Answer
The roots are $x=-3$ , $x=4$ , $x=i$ ,and $x=-i$.
Work Step by Step
Consider the quadratic function ${{x}^{4}}-{{x}^{3}}-11{{x}^{2}}=x+12$.
By the trial and error method, it is observed that $x=4$ is a root of the function. Thus $\left( x-4 \right)$ is a factor.

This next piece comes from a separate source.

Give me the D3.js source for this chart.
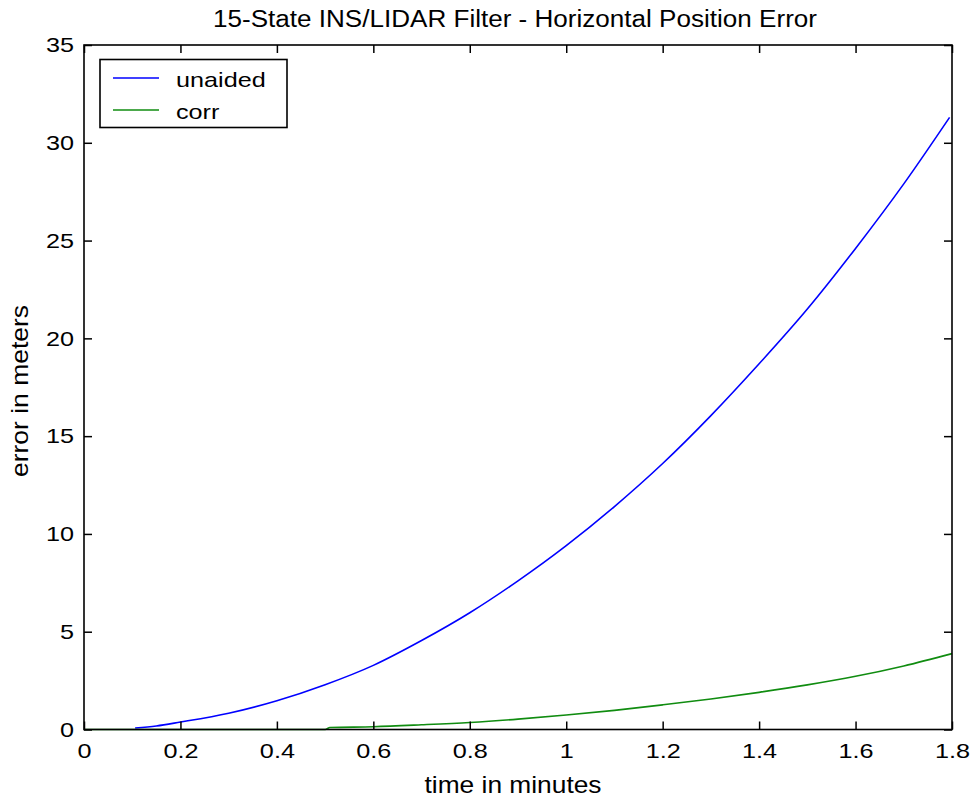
<!DOCTYPE html>
<html>
<head>
<meta charset="utf-8">
<script src="https://cdn.jsdelivr.net/npm/d3@7"></script>
<style>
  html, body { margin: 0; padding: 0; background: #fff; }
  svg { display: block; font-family: "Liberation Sans", Arial, Helvetica, sans-serif; }
</style>
</head>
<body>
<svg id="chart" width="973" height="802"></svg>
<script>
// ---- data ----
const titleText = "15-State INS/LIDAR Filter - Horizontal Position Error";
const xLabel = "time in minutes";
const yLabel = "error in meters";
const xTicks = [0, 0.2, 0.4, 0.6, 0.8, 1, 1.2, 1.4, 1.6, 1.8];
const yTicks = [0, 5, 10, 15, 20, 25, 30, 35];
const seriesNames = ["unaided", "corr"];
const seriesColors = ["#0000ff", "#108c10"];

const unaidedT = [0.106, 0.15, 0.2, 0.3, 0.4, 0.5, 0.6, 0.7, 0.8, 0.9, 1.0, 1.1, 1.2, 1.3, 1.4, 1.5, 1.6, 1.7, 1.795];
const unaidedV = [0.08, 0.18, 0.38, 0.83, 1.47, 2.29, 3.28, 4.55, 5.97, 7.6, 9.4, 11.4, 13.6, 16.05, 18.7, 21.5, 24.6, 27.9, 31.3];

const corrT = [0, 0.5, 0.51, 0.6, 0.7, 0.8, 0.9, 1.0, 1.1, 1.2, 1.3, 1.4, 1.5, 1.6, 1.7, 1.8];
const corrV = [0, 0, 0.1, 0.14, 0.24, 0.36, 0.53, 0.74, 0.98, 1.26, 1.56, 1.90, 2.28, 2.72, 3.25, 3.88];

// ---- layout ----
const svg = d3.select("#chart");
const mLeft = 84, mRight = 952, mTop = 45, mBottom = 729.5;
const x = d3.scaleLinear().domain([0, 1.8]).range([mLeft, mRight]);
const y = d3.scaleLinear().domain([0, 35]).range([mBottom, mTop]);
const fontSize = 21;
const tickLen = 8;
const widen = 1.2;

function stretch(sel, factor) {
  sel.each(function () {
    const w = this.getComputedTextLength();
    if (w > 0) d3.select(this).attr("textLength", w * factor).attr("lengthAdjust", "spacingAndGlyphs");
  });
}

// lines
const series = [
  { name: seriesNames[0], color: seriesColors[0], pts: unaidedT.map((t, i) => [t, unaidedV[i]]) },
  { name: seriesNames[1], color: seriesColors[1], pts: corrT.map((t, i) => [t, corrV[i]]) }
];
const line = d3.line().x(d => x(d[0])).y(d => y(d[1])).curve(d3.curveMonotoneX);
svg.append("g").selectAll("path").data(series).join("path")
  .attr("d", d => line(d.pts))
  .attr("fill", "none")
  .attr("stroke", d => d.color)
  .attr("stroke-width", 1.6);

// axes (ticks inward, mirrored)
const axisStyle = g => {
  g.select(".domain").remove();
  g.selectAll(".tick line").attr("stroke", "#000").attr("stroke-width", 1.5);
  g.selectAll("text").attr("fill", "#000").style("font-size", fontSize + "px").style("font-family", "'Liberation Sans', Arial, sans-serif");
  stretch(g.selectAll("text"), widen);
};
svg.append("g").attr("transform", `translate(0,${mBottom})`)
  .call(d3.axisBottom(x).tickValues(xTicks).tickFormat(d3.format("")).tickSizeInner(-tickLen).tickSizeOuter(0).tickPadding(14))
  .call(axisStyle);
svg.append("g").attr("transform", `translate(0,${mTop})`)
  .call(d3.axisTop(x).tickValues(xTicks).tickFormat("").tickSizeInner(-tickLen).tickSizeOuter(0))
  .call(axisStyle);
svg.append("g").attr("transform", `translate(${mLeft},0)`)
  .call(d3.axisLeft(y).tickValues(yTicks).tickFormat(d3.format("")).tickSizeInner(-tickLen).tickSizeOuter(0).tickPadding(10))
  .call(axisStyle);
svg.append("g").attr("transform", `translate(${mRight},0)`)
  .call(d3.axisRight(y).tickValues(yTicks).tickFormat("").tickSizeInner(-tickLen).tickSizeOuter(0))
  .call(axisStyle);

// frame
svg.append("rect")
  .attr("x", mLeft).attr("y", mTop)
  .attr("width", mRight - mLeft).attr("height", mBottom - mTop)
  .attr("fill", "none").attr("stroke", "#000").attr("stroke-width", 1.6);

// title and labels
svg.append("text").attr("x", 515).attr("y", 27)
  .attr("text-anchor", "middle").style("font-size", "23px")
  .attr("textLength", 604).attr("lengthAdjust", "spacingAndGlyphs").text(titleText);
svg.append("text").attr("x", 513).attr("y", 793)
  .attr("text-anchor", "middle").style("font-size", "24px")
  .attr("textLength", 177).attr("lengthAdjust", "spacingAndGlyphs").text(xLabel);
svg.append("text").attr("transform", `translate(28,391) rotate(-90)`)
  .attr("text-anchor", "middle").style("font-size", "24px")
  .attr("textLength", 172).attr("lengthAdjust", "spacingAndGlyphs").text(yLabel);

// legend
const lg = svg.append("g");
lg.append("rect").attr("x", 100).attr("y", 59.5).attr("width", 187).attr("height", 68)
  .attr("fill", "#fff").attr("stroke", "#000").attr("stroke-width", 1.6);
const rowY = [78, 110];
series.forEach((s, i) => {
  lg.append("line").attr("x1", 113).attr("x2", 159).attr("y1", rowY[i]).attr("y2", rowY[i])
    .attr("stroke", s.color).attr("stroke-width", 1.6);
  const t = lg.append("text").attr("x", 176).attr("y", rowY[i] + 9)
    .style("font-size", fontSize + "px").text(s.name);
  stretch(t, widen);
});
</script>
</body>
</html>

By long division:
$x-4\overset{{{x}^{3}}+3{{x}^{2}}+x+3}{\overline{\left){\begin{align}
& {{x}^{4}}-{{x}^{3}}-11{{x}^{2}}-x-12 \\
& \underline{{{x}^{4}}-4{{x}^{3}}} \\
& 3{{x}^{3}}-11{{x}^{2}}-x-12 \\
& \underline{3{{x}^{3}}-12{{x}^{2}}} \\
& {{x}^{2}}-x-12 \\
& \underline{{{x}^{2}}-4x} \\
& 3x-12 \\
& \underline{3x-12} \\
& 0 \\
\end{align}}\right.}}$
Thus, the function can be expressed as $\left( x-4 \right)\left( {{x}^{3}}+3{{x}^{2}}+x+3 \right)=0$
Simplify further:
$\begin{align}
& \left( x-4 \right)\left( {{x}^{3}}+3{{x}^{2}}+x+3 \right)=0 \\
& \left( x-4 \right)\left( {{x}^{2}}\left( x+3 \right)+1\left( x+3 \right) \right)=0 \\
& \left( x-4 \right)\left( x+3 \right)\left( {{x}^{2}}+1 \right)=0 \\
& x=4,-3,\pm i
\end{align}$
Thus, the roots of the polynomial of the equation ${{x}^{4}}-{{x}^{3}}-11{{x}^{2}}-x-12=0$ are $x=-3$ , $x=4$ , $x=i$ ,and $x=-i$.